● **EXERCISE INSTRUCTIONS**:
Your task is to retype, word for word, the lines from the start of the data through the line holding "90, 92, 96];". Do not include the pictures.

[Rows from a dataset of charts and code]
⁂

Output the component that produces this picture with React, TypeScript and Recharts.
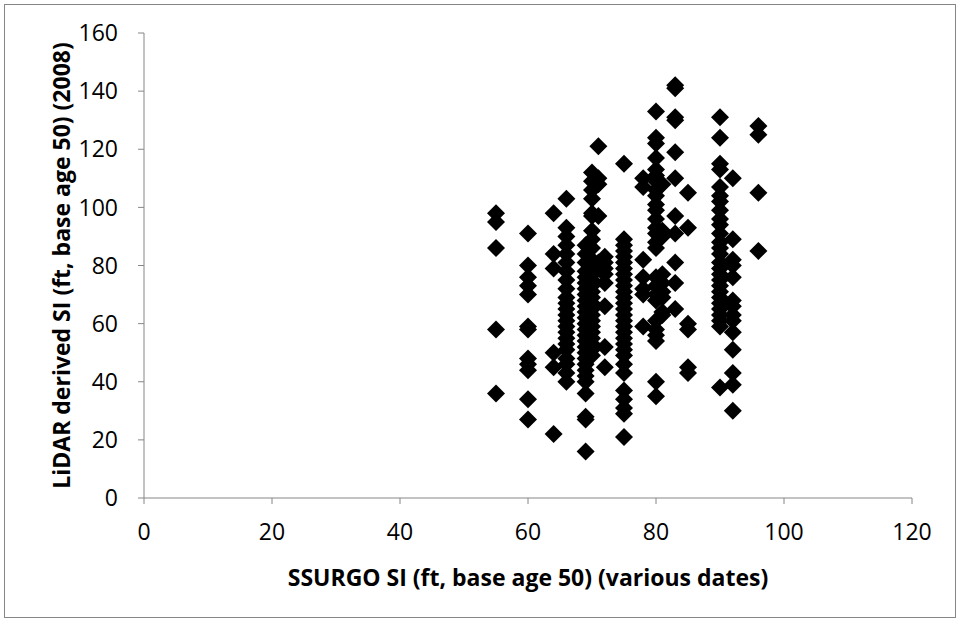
import React from "react";
import { ScatterChart, Scatter, XAxis, YAxis } from "recharts";

// LiDAR-derived site index grouped by the SSURGO site index class (ft, base age 50)
const ssurgoClasses = [55, 60, 64, 66, 69, 70, 71, 72, 75, 78, 80, 81, 83, 85, 90, 92, 96];

const lidarAt55 = [98, 95, 86, 58, 36];
const lidarAt60 = [91, 80, 76, 73, 70, 59, 58, 48, 46, 44, 34, 27];
const lidarAt64 = [98, 84, 79, 50, 45, 22];
const lidarAt66 = [103, 93, 90, 87, 84, 81, 78, 75, 72, 69, 67, 65, 63, 61, 59, 57, 55, 53, 51, 48, 46, 43, 40];
const lidarAt69 = [87, 84, 81, 78, 76, 74, 72, 70, 68, 66, 64, 62, 60, 58, 56, 54, 52, 50, 48, 46, 44, 42, 40, 36, 28, 27, 16];
const lidarAt70 = [112, 109, 106, 103, 98, 97, 92, 89, 86, 82, 80, 77, 75, 73, 71, 69, 67, 65, 63, 61, 59, 57, 55, 53, 51, 49];
const lidarAt71 = [121, 110, 108, 97, 81, 79];
const lidarAt72 = [83, 81, 79, 77, 74, 66, 52, 45];
const lidarAt75 = [115, 89, 87, 85, 83, 81, 79, 77, 75, 73, 71, 69, 67, 65, 63, 61, 59, 57, 55, 53, 51, 49, 46, 43, 37, 34, 31, 29, 21];
const lidarAt78 = [110, 107, 82, 76, 72, 70, 59];
const lidarAt80 = [133, 124, 122, 117, 113, 111, 109, 106, 104, 101, 99, 96, 93, 91, 88, 86, 76, 73, 70, 68, 61, 58, 56, 54, 40, 35];
const lidarAt81 = [108, 92, 90, 77, 74, 71, 69, 64, 63];
const lidarAt83 = [142, 141, 131, 130, 119, 110, 97, 91, 81, 74, 65];
const lidarAt85 = [105, 93, 60, 58, 45, 43];
const lidarAt90 = [131, 124, 115, 113, 107, 104, 102, 99, 96, 94, 91, 88, 86, 84, 81, 79, 77, 75, 73, 71, 69, 67, 65, 63, 61, 59, 38];
const lidarAt92 = [110, 89, 82, 80, 76, 68, 66, 63, 61, 57, 51, 43, 39, 30];
const lidarAt96 = [128, 125, 105, 85];

const lidarByClass = [
  lidarAt55, lidarAt60, lidarAt64, lidarAt66, lidarAt69, lidarAt70, lidarAt71, lidarAt72,
  lidarAt75, lidarAt78, lidarAt80, lidarAt81, lidarAt83, lidarAt85, lidarAt90, lidarAt92, lidarAt96,
];

const xTicks = [0, 20, 40, 60, 80, 100, 120];
const yTicks = [0, 20, 40, 60, 80, 100, 120, 140, 160];

const points = ssurgoClasses.flatMap((ssurgo, i) =>
  lidarByClass[i].map((lidar) => ({ ssurgo, lidar }))
);

const FONT = "'Open Sans', 'Liberation Sans', sans-serif";
const AXIS_GRAY = "#868686";

// Square diamond marker, as drawn by spreadsheet charts
const Diamond = (props: any) => {
  const { cx, cy } = props;
  const r = 9;
  return (
    <path
      d={`M${cx},${cy - r}L${cx + r},${cy}L${cx},${cy + r}L${cx - r},${cy}Z`}
      fill="#000"
    />
  );
};

export default function App() {
  return (
    <div style={{ position: "absolute", left: 0, top: 0, width: 963, height: 621, background: "#fff" }}>
      <div
        style={{
          position: "absolute",
          left: 4,
          top: 4,
          width: 952,
          height: 614,
          border: `1.5px solid ${AXIS_GRAY}`,
          boxSizing: "border-box",
        }}
      />
      <ScatterChart
        width={963}
        height={621}
        margin={{ top: 33, right: 51, bottom: 83, left: 84 }}
        style={{ position: "absolute", left: 0, top: 0, fontFamily: FONT }}
      >
        <XAxis
          type="number"
          dataKey="ssurgo"
          domain={[0, 120]}
          ticks={xTicks}
          interval={0}
          height={40}
          stroke={AXIS_GRAY}
          tickSize={6}
          tickMargin={20}
          tick={{ fill: "#000", fontSize: 23, fontFamily: FONT }}
          label={{
            value: "SSURGO SI (ft, base age 50) (various dates)",
            position: "bottom",
            offset: 32,
            style: { fill: "#000", fontSize: 23, fontWeight: 700, fontFamily: FONT },
          }}
        />
        <YAxis
          type="number"
          dataKey="lidar"
          domain={[0, 160]}
          ticks={yTicks}
          interval={0}
          width={60}
          stroke={AXIS_GRAY}
          tickSize={6}
          tickMargin={20}
          tick={{ fill: "#000", fontSize: 23, fontFamily: FONT }}
          label={{
            value: "LiDAR derived SI (ft, base age 50) (2008)",
            angle: -90,
            position: "left",
            offset: 22,
            style: { fill: "#000", fontSize: 23, fontWeight: 700, fontFamily: FONT, textAnchor: "middle" },
          }}
        />
        <Scatter data={points} shape={Diamond} isAnimationActive={false} />
      </ScatterChart>
    </div>
  );
}
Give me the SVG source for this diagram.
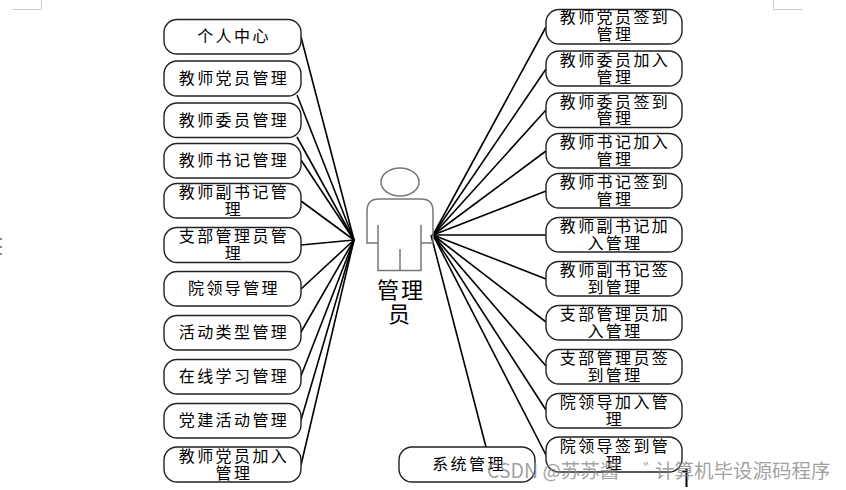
<svg xmlns="http://www.w3.org/2000/svg" width="846" height="490" viewBox="0 0 846 490">
<style>
.b{fill:#fff;stroke:#222;stroke-width:1.4}
.t{font-family:"Noto Sans CJK SC","Liberation Sans",sans-serif;font-size:16px;letter-spacing:2.4px;text-anchor:middle;fill:#000}
.c line{stroke:#000;stroke-width:1.6}
.p{fill:none;stroke:#777;stroke-width:1.5}
.m{fill:none;stroke:#ccc;stroke-width:1}
</style>
<rect width="846" height="490" fill="#fff"/>
<path class="m" d="M12.500 9.500H41.500V0M773.500 0V9.500H803"/>
<path d="M1 238v2M1 246v2M1 253v2" stroke="#666" stroke-width="1.500"/>
<g id="connectors" class="c">
<line x1="301" y1="37" x2="354" y2="240"/><line x1="297" y1="95" x2="354" y2="240"/><line x1="297" y1="137" x2="354" y2="240"/><line x1="301" y1="160" x2="354" y2="240"/><line x1="301" y1="201" x2="354" y2="240"/><line x1="301" y1="245" x2="354" y2="240"/><line x1="301" y1="289" x2="354" y2="240"/><line x1="301" y1="332" x2="354" y2="240"/><line x1="301" y1="376" x2="354" y2="240"/><line x1="301" y1="420" x2="354" y2="240"/><line x1="301" y1="465" x2="354" y2="240"/>
<line x1="546" y1="27" x2="433" y2="235"/><line x1="546" y1="69" x2="433" y2="235"/><line x1="546" y1="110" x2="433" y2="235"/><line x1="546" y1="151" x2="433" y2="235"/><line x1="546" y1="191" x2="433" y2="235"/><line x1="546" y1="235" x2="433" y2="235"/><line x1="546" y1="279" x2="433" y2="235"/><line x1="546" y1="322" x2="433" y2="235"/><line x1="546" y1="366" x2="433" y2="235"/><line x1="546" y1="410" x2="433" y2="235"/><line x1="546" y1="455" x2="433" y2="235"/><line x1="486" y1="447" x2="431" y2="235"/>
</g>
<g id="actor">
<ellipse class="p" cx="400" cy="182" rx="19" ry="14"/>
<path class="p" d="M378 243H367V211Q367 199 379 199H421Q433 199 433 211V243H421M378 225V270.500H421V225M400 249V270.500"/>
<text font-family="'Noto Sans CJK SC',sans-serif" font-size="22" letter-spacing="2" text-anchor="middle" fill="#000"><tspan x="401" y="298">管理</tspan><tspan x="400" y="322">员</tspan></text>
</g>
<g id="l1"><rect class="b" x="164" y="19.500" width="137" height="34.500" rx="13"/><text class="t" x="234" y="42">个人中心</text></g>
<g id="l2"><rect class="b" x="164" y="61" width="137" height="35" rx="13"/><text class="t" x="234" y="84">教师党员管理</text></g>
<g id="l3"><rect class="b" x="164" y="103" width="137" height="34.500" rx="13"/><text class="t" x="234" y="126">教师委员管理</text></g>
<g id="l4"><rect class="b" x="164" y="143.500" width="137" height="34.500" rx="13"/><text class="t" x="234" y="166">教师书记管理</text></g>
<g id="l5"><rect class="b" x="164" y="183.500" width="137" height="34.500" rx="13"/><text class="t"><tspan x="234" y="198">教师副书记管</tspan><tspan x="234" y="215">理</tspan></text></g>
<g id="l6"><rect class="b" x="164" y="227.500" width="137" height="35" rx="13"/><text class="t"><tspan x="234" y="242">支部管理员管</tspan><tspan x="234" y="259">理</tspan></text></g>
<g id="l7"><rect class="b" x="164" y="271.500" width="137" height="34.500" rx="13"/><text class="t" x="234" y="294">院领导管理</text></g>
<g id="l8"><rect class="b" x="164" y="315.500" width="137" height="34.500" rx="13"/><text class="t" x="234" y="338">活动类型管理</text></g>
<g id="l9"><rect class="b" x="164" y="359.500" width="137" height="34.500" rx="13"/><text class="t" x="234" y="382">在线学习管理</text></g>
<g id="l10"><rect class="b" x="164" y="403.500" width="137" height="34.500" rx="13"/><text class="t" x="234" y="426">党建活动管理</text></g>
<g id="l11"><rect class="b" x="164" y="447" width="137" height="35" rx="13"/><text class="t"><tspan x="234" y="462">教师党员加入</tspan><tspan x="234" y="479">管理</tspan></text></g>
<g id="r1"><rect class="b" x="546" y="9.500" width="136" height="34.500" rx="13"/><text class="t"><tspan x="615" y="23">教师党员签到</tspan><tspan x="615" y="40">管理</tspan></text></g>
<g id="r2"><rect class="b" x="546" y="51" width="136" height="35" rx="13"/><text class="t"><tspan x="615" y="66">教师委员加入</tspan><tspan x="615" y="83">管理</tspan></text></g>
<g id="r3"><rect class="b" x="546" y="93" width="136" height="34.500" rx="13"/><text class="t"><tspan x="615" y="108">教师委员签到</tspan><tspan x="615" y="124">管理</tspan></text></g>
<g id="r4"><rect class="b" x="546" y="133.500" width="136" height="34.500" rx="13"/><text class="t"><tspan x="615" y="148">教师书记加入</tspan><tspan x="615" y="165">管理</tspan></text></g>
<g id="r5"><rect class="b" x="546" y="173.500" width="136" height="34.500" rx="13"/><text class="t"><tspan x="615" y="188">教师书记签到</tspan><tspan x="615" y="205">管理</tspan></text></g>
<g id="r6"><rect class="b" x="546" y="217.500" width="136" height="34.500" rx="13"/><text class="t"><tspan x="615" y="232">教师副书记加</tspan><tspan x="615" y="249">入管理</tspan></text></g>
<g id="r7"><rect class="b" x="546" y="261.500" width="136" height="34.500" rx="13"/><text class="t"><tspan x="615" y="276">教师副书记签</tspan><tspan x="615" y="293">到管理</tspan></text></g>
<g id="r8"><rect class="b" x="546" y="305.500" width="136" height="34.500" rx="13"/><text class="t"><tspan x="615" y="320">支部管理员加</tspan><tspan x="615" y="337">入管理</tspan></text></g>
<g id="r9"><rect class="b" x="546" y="349.500" width="136" height="34.500" rx="13"/><text class="t"><tspan x="615" y="364">支部管理员签</tspan><tspan x="615" y="381">到管理</tspan></text></g>
<g id="r10"><rect class="b" x="546" y="393.500" width="136" height="34.500" rx="13"/><text class="t"><tspan x="615" y="408">院领导加入管</tspan><tspan x="615" y="425">理</tspan></text></g>
<g id="r11"><rect class="b" x="546" y="437" width="136" height="35" rx="13"/><text class="t"><tspan x="615" y="452">院领导签到管</tspan><tspan x="615" y="469">理</tspan></text></g>
<g id="sys"><rect class="b" x="399" y="447" width="136" height="35" rx="13"/><text class="t" x="469" y="470">系统管理</text></g>
<path d="M682 471.500H686" stroke="#222" stroke-width="1.400"/>
<path d="M686.500 469V487" stroke="#000" stroke-width="2"/>
<text font-family="'Noto Sans CJK SC','Liberation Sans',sans-serif" font-size="19.500" fill="#888" fill-opacity=".8"><tspan x="487" y="478">CSDN @苏苏酱</tspan><tspan x="643" y="478">゛</tspan><tspan x="655" y="478">计算机毕设源码程序</tspan></text>
</svg>
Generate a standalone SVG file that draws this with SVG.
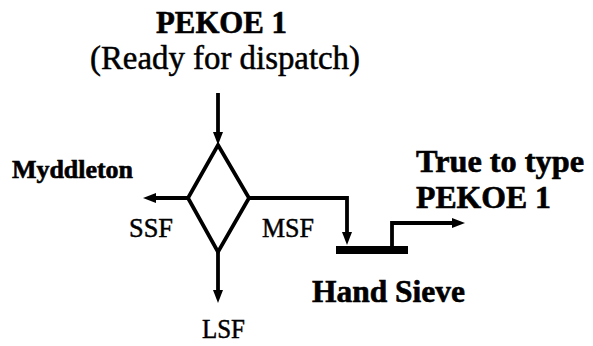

⁂

● **TASK SOLUTION**:
Output the component that produces this picture with React, TypeScript and Recharts.
import React from "react";
import { ScatterChart, Scatter, XAxis, YAxis } from "recharts";

// LiDAR-derived site index grouped by the SSURGO site index class (ft, base age 50)
const ssurgoClasses = [55, 60, 64, 66, 69, 70, 71, 72, 75, 78, 80, 81, 83, 85, 90, 92, 96];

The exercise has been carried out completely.